### Stated task
Extract the lines of the material below, beginning with the first and ending with the line that holds "plac_err = [0, 0, 0.20, 0.40, 0.40, 0.41]". Skip every picture.

Extracted data entries
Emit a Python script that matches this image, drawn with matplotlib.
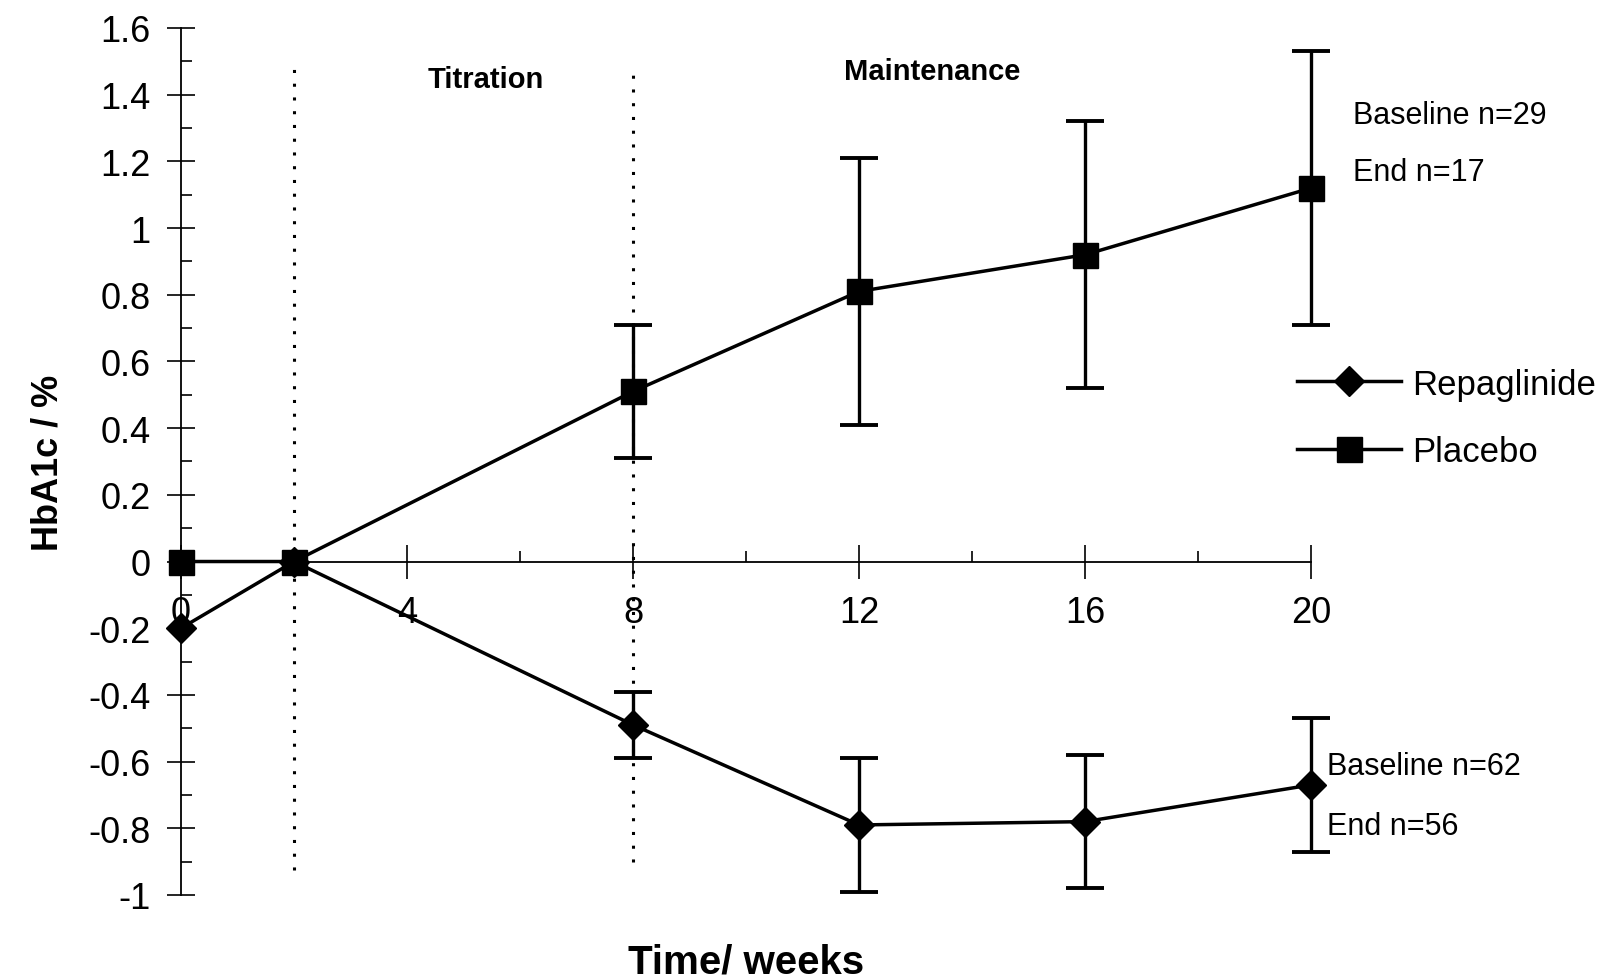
import numpy as np
import matplotlib
matplotlib.use("Agg")
import matplotlib.pyplot as plt
from matplotlib.ticker import MultipleLocator

plt.rcParams['font.family'] = ['Liberation Sans', 'DejaVu Sans']

# data
weeks = [0, 2, 8, 12, 16, 20]
repa_mean = [-0.20, 0.0, -0.49, -0.79, -0.78, -0.67]
repa_err = [0, 0, 0.10, 0.20, 0.20, 0.20]
plac_mean = [0.0, 0.0, 0.51, 0.81, 0.92, 1.12]
plac_err = [0, 0, 0.20, 0.40, 0.40, 0.41]

phase_lines = [2, 8]
phase_names = ["Titration", "Maintenance"]
phase_label_x = [5.4, 13.3]

x_ticks = [0, 4, 8, 12, 16, 20]
y_ticks = [-1, -0.8, -0.6, -0.4, -0.2, 0, 0.2, 0.4, 0.6, 0.8, 1, 1.2, 1.4, 1.6]

fig = plt.figure(figsize=(16.19, 9.79), dpi=100)
ax = fig.add_axes([0.1118, 0.0848, 0.698, 0.8856])
ax.set_xlim(0, 20)
ax.set_ylim(-1, 1.6)

# vertical dotted phase separators
dots = (0, (1, 3.5))
ax.vlines(phase_lines[0], -0.925, 1.49, colors='black', linestyles=dots, linewidth=2.2)
ax.vlines(phase_lines[1], -0.90, 1.48, colors='black', linestyles=dots, linewidth=2.2)
for name, px, py in zip(phase_names, phase_label_x, [1.447, 1.472]):
    ax.text(px, py, name, ha='center', va='center', fontsize=21, fontweight='bold')

# lines with markers
ax.plot(weeks, repa_mean, color='black', lw=2.5, marker='D', ms=15, clip_on=False,
        label='Repaglinide', zorder=4)
ax.plot(weeks, plac_mean, color='black', lw=2.5, marker='s', ms=18, clip_on=False,
        label='Placebo', zorder=4)

# error bars where present
w = np.array(weeks)
for mean, err in [(repa_mean, repa_err), (plac_mean, plac_err)]:
    m = np.array(mean)
    e = np.array(err)
    sel = e > 0
    ax.errorbar(w[sel], m[sel], yerr=e[sel], fmt='none', ecolor='black', elinewidth=2.4,
                capsize=14, capthick=2.8, clip_on=False, zorder=3)

# n annotations
ax.text(20.75, 1.338, "Baseline n=29", fontsize=22, va='center', ha='left')
ax.text(20.75, 1.167, "End n=17", fontsize=22, va='center', ha='left')
ax.text(20.29, -0.614, "Baseline n=62", fontsize=22, va='center', ha='left')
ax.text(20.29, -0.792, "End n=56", fontsize=22, va='center', ha='left')

# spines crossing at origin
ax.spines['top'].set_visible(False)
ax.spines['right'].set_visible(False)
ax.spines['bottom'].set_position(('data', 0))
ax.spines['left'].set_linewidth(1.3)
ax.spines['bottom'].set_linewidth(1.3)

ax.set_xticks(x_ticks)
ax.set_yticks(y_ticks)
ax.set_yticklabels([f"{v:g}" for v in y_ticks])
ax.xaxis.set_minor_locator(MultipleLocator(2))
ax.yaxis.set_minor_locator(MultipleLocator(0.1))
ax.tick_params(axis='x', which='major', direction='inout', length=24, width=1.2,
               labelsize=26, pad=12)
ax.tick_params(axis='x', which='minor', direction='in', length=8, width=1.2)
ax.tick_params(axis='y', which='major', direction='inout', length=20, width=1.2,
               labelsize=26, pad=12)
ax.tick_params(axis='y', which='minor', direction='in', length=8, width=1.2)

ax.set_ylabel("HbA1c / %", fontsize=26, fontweight='bold', labelpad=16)
ax.set_xlabel("Time/ weeks", fontsize=29, fontweight='bold')
ax.xaxis.set_label_coords(0.5, -0.055)

leg = ax.legend(loc='center left', bbox_to_anchor=(0.782, 0.572), bbox_transform=fig.transFigure,
                frameon=False, fontsize=25, handlelength=3.0, handletextpad=0.3,
                labelspacing=1.0)

fig.savefig("out.png", dpi=100)
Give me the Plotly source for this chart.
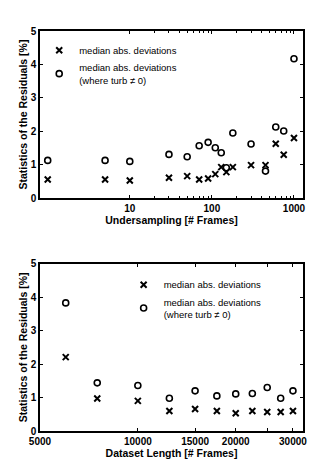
import plotly.graph_objects as go
from plotly.subplots import make_subplots

# top panel: undersampling
us_frames = [1, 5, 10, 30, 50, 70, 90, 110, 130, 150, 180, 300, 450, 600, 750, 1000]
us_mad = [0.56, 0.56, 0.53, 0.61, 0.66, 0.56, 0.59, 0.72, 0.93, 0.78, 0.93, 0.99, 0.99, 1.63, 1.30, 1.80]
us_mad_turb = [1.13, 1.13, 1.10, 1.31, 1.24, 1.57, 1.67, 1.51, 1.36, 0.91, 1.95, 1.62, 0.81, 2.13, 2.01, 4.17]

# bottom panel: dataset length
len_frames = [6000, 7500, 10000, 12500, 15000, 17500, 20000, 22500, 25000, 27500, 30000]
len_mad = [2.21, 0.97, 0.90, 0.60, 0.66, 0.60, 0.53, 0.60, 0.57, 0.57, 0.60]
len_mad_turb = [3.83, 1.44, 1.36, 0.98, 1.20, 1.05, 1.11, 1.12, 1.30, 0.98, 1.20]

us_ticks = [10, 100, 1000]
us_minor = [20, 30, 40, 50, 60, 70, 80, 90, 200, 300, 400, 500, 600, 700, 800, 900]
len_ticks = [5000, 10000, 15000, 20000, 25000, 30000]
len_ticktext = ["5000", "10000", "15000", "20000", "", "30000"]
y_ticks = [0, 1, 2, 3, 4, 5]

name_mad = "median abs. deviations"
name_turb = "median abs. deviations<br>(where turb \u2260 0)"

FONT = "Liberation Sans, Arial, Helvetica, sans-serif"

fig = make_subplots(rows=2, cols=1, vertical_spacing=0.164)

cross = dict(symbol="x-thin", size=6, color="black", line=dict(width=2, color="black"))
ring = dict(symbol="circle-open", size=6, color="black", line=dict(width=1.6, color="black"))

fig.add_trace(go.Scatter(x=us_frames, y=us_mad, mode="markers", marker=cross,
                         name=name_mad, legend="legend"), row=1, col=1)
fig.add_trace(go.Scatter(x=us_frames, y=us_mad_turb, mode="markers", marker=ring,
                         name=name_turb, legend="legend"), row=1, col=1)
fig.add_trace(go.Scatter(x=len_frames, y=len_mad, mode="markers", marker=cross,
                         name=name_mad, legend="legend2"), row=2, col=1)
fig.add_trace(go.Scatter(x=len_frames, y=len_mad_turb, mode="markers", marker=ring,
                         name=name_turb, legend="legend2"), row=2, col=1)

ax_common = dict(showline=True, linecolor="black", linewidth=1.5, mirror="ticks",
                 ticks="inside", ticklen=3, tickcolor="black", tickwidth=1,
                 showgrid=False, zeroline=False,
                 tickfont=dict(family=FONT, size=10, color="black", weight="bold"),
                 title_font=dict(family=FONT, size=10.5, color="black", weight="bold"))

fig.update_xaxes(**ax_common)
fig.update_yaxes(**ax_common)

fig.update_xaxes(type="log", range=[-0.094, 3.11], tickvals=us_ticks,
                 ticktext=[str(v) for v in us_ticks],
                 minor=dict(tickvals=us_minor, ticks="inside", ticklen=2, tickcolor="black"),
                 title_text="Undersampling [# Frames]", title_standoff=0, row=1, col=1)
fig.update_xaxes(type="log", range=[3.699, 4.508], tickvals=len_ticks, ticktext=len_ticktext,
                 title_text="Dataset Length [# Frames]", title_standoff=0, row=2, col=1)
fig.update_yaxes(range=[0, 5], tickvals=y_ticks,
                 title_text="Statistics of the Residuals [%]", title_standoff=1)

leg = dict(bgcolor="rgba(0,0,0,0)", borderwidth=0, itemwidth=30,
           font=dict(family=FONT, size=9.5, color="black"),
           xanchor="left", yanchor="top", tracegroupgap=0)

# page body has an 8px margin, so the figure is drawn 8px smaller
fig.update_layout(
    width=319, height=459,
    margin=dict(l=32, r=24, t=23, b=36),
    paper_bgcolor="white", plot_bgcolor="white",
    showlegend=True,
    legend=dict(leg, x=-0.003, y=0.988),
    legend2=dict(leg, x=0.318, y=0.402),
)

fig.write_html("out.html")
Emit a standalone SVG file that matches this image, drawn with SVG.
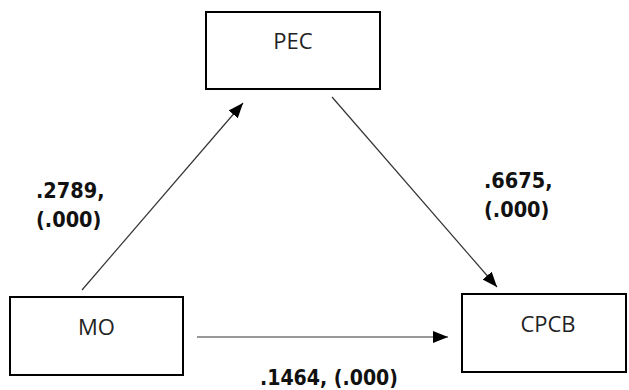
<svg xmlns="http://www.w3.org/2000/svg" width="629" height="390" viewBox="0 0 629 390">
<style>
.box{fill:#fff;stroke:#000;stroke-width:2}
.nl{font-family:"Open Sans","Noto Sans",sans-serif;font-size:22px;fill:#222;text-anchor:middle}
.el{font-family:"DejaVu Sans Condensed","DejaVu Sans",sans-serif;font-weight:bold;font-size:21.5px;fill:#111}
.edge{stroke:#333;stroke-width:1.2;fill:none;marker-end:url(#ah)}
</style>
<defs>
<marker id="ah" markerUnits="userSpaceOnUse" markerWidth="16" markerHeight="12" refX="15" refY="6" orient="auto">
<path d="M0,0 L15,6 L0,12 z" fill="#000"/>
</marker>
</defs>
<rect width="629" height="390" fill="#fff"/>
<g id="edges">
<line class="edge" x1="82" y1="290" x2="243" y2="103"/>
<line class="edge" x1="332" y1="97" x2="497" y2="287"/>
<line class="edge" x1="197" y1="337" x2="448" y2="337"/>
</g>
<g id="node-PEC">
<rect class="box" x="206" y="12" width="174" height="77"/>
<text class="nl" x="293" y="49">PEC</text>
</g>
<g id="node-MO">
<rect class="box" x="10" y="297" width="173" height="78"/>
<text class="nl" x="96.5" y="335">MO</text>
</g>
<g id="node-CPCB">
<rect class="box" x="462" y="294" width="164" height="78"/>
<text class="nl" x="548" y="332">CPCB</text>
</g>
<g id="labels">
<text class="el" x="36" y="198">.2789,</text>
<text class="el" x="36" y="227">(.000)</text>
<text class="el" x="484" y="188">.6675,</text>
<text class="el" x="484" y="217">(.000)</text>
<text class="el" x="260" y="385" textLength="138" lengthAdjust="spacingAndGlyphs">.1464, (.000)</text>
</g>
</svg>
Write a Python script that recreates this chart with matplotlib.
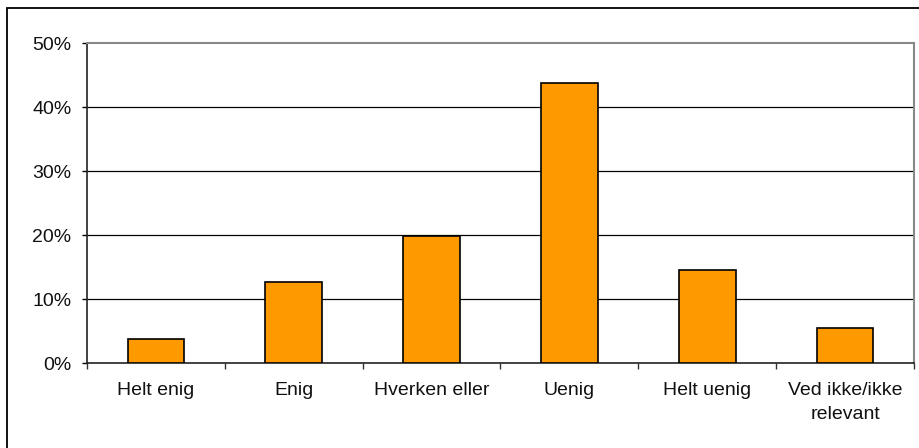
import numpy as np
import matplotlib.pyplot as plt
from matplotlib.patches import Rectangle
from matplotlib.ticker import FuncFormatter

categories = ["Helt enig", "Enig", "Hverken eller", "Uenig", "Helt uenig", "Ved ikke/ikke\nrelevant"]
shares = [3.7, 12.7, 19.9, 43.7, 14.6, 5.5]  # percent of respondents
yticks = [0, 10, 20, 30, 40, 50]

plt.rcParams['font.family'] = ['Liberation Sans', 'DejaVu Sans']
plt.rcParams['font.size'] = 14

fig = plt.figure(figsize=(9.2, 4.48), dpi=100)
fig.patch.set_facecolor("white")

# outer frame, open at right and bottom
fig.add_artist(Rectangle((7 / 920, -0.1), 1.2, (448 - 8) / 448 + 0.1,
                         transform=fig.transFigure, fill=False,
                         edgecolor="black", linewidth=1.3))

ax = fig.add_axes([87 / 920, (448 - 363) / 448, (914 - 87) / 920, (363 - 43) / 448])
x = np.arange(len(categories))
ax.bar(x, shares, width=0.41, color="#FF9900", edgecolor="black", linewidth=1.2, zorder=3)

ax.set_xlim(-0.5, len(categories) - 0.5)
ax.set_ylim(0, 50)
ax.set_yticks(yticks)
ax.yaxis.set_major_formatter(FuncFormatter(lambda v, p: f"{v:.0f}%"))
for t in yticks[1:-1]:
    ax.axhline(t, color="black", linewidth=0.9, zorder=1)

ax.set_xticks(x)
ax.set_xticklabels(categories, linespacing=1.5, color="#111111")
ax.set_xticks(np.arange(len(categories) + 1) - 0.5, minor=True)
ax.tick_params(axis="x", which="major", length=0, pad=14)
ax.tick_params(axis="x", which="minor", length=4.3, width=1, color="#333333")
ax.tick_params(axis="y", length=3.6, width=1, pad=7.5, labelcolor="#111111")

for side in ["top", "right"]:
    ax.spines[side].set_color("#888888")
    ax.spines[side].set_linewidth(1.5)
for side in ["left", "bottom"]:
    ax.spines[side].set_color("#222222")
    ax.spines[side].set_linewidth(1.2)

fig.savefig("out.png", dpi=100)
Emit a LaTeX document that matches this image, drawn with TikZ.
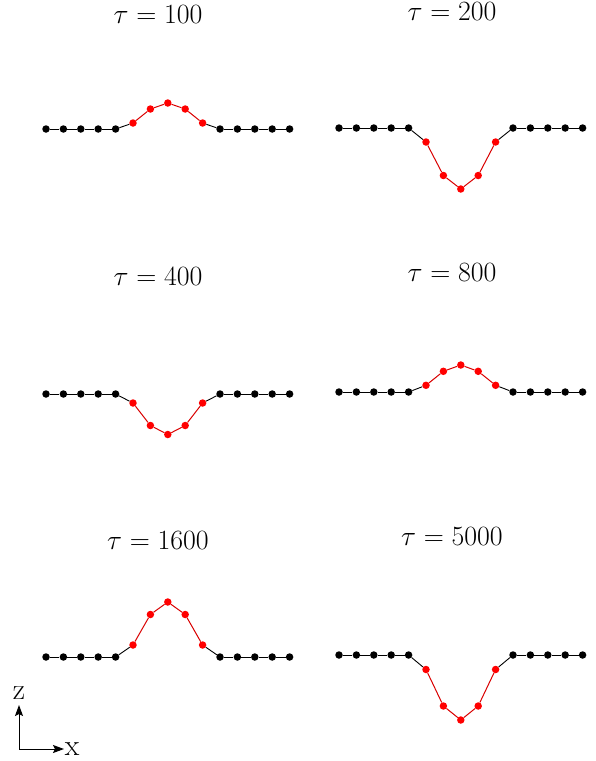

### In response
Emit a Python script that matches this image, drawn with matplotlib.
import numpy as np
import matplotlib
matplotlib.use("Agg")
import matplotlib.pyplot as plt
from matplotlib.ticker import MultipleLocator

plt.rcParams['font.family'] = ['Liberation Sans', 'DejaVu Sans']

# data
weeks = [0, 2, 8, 12, 16, 20]
repa_mean = [-0.20, 0.0, -0.49, -0.79, -0.78, -0.67]
repa_err = [0, 0, 0.10, 0.20, 0.20, 0.20]
plac_mean = [0.0, 0.0, 0.51, 0.81, 0.92, 1.12]
plac_err = [0, 0, 0.20, 0.40, 0.40, 0.41]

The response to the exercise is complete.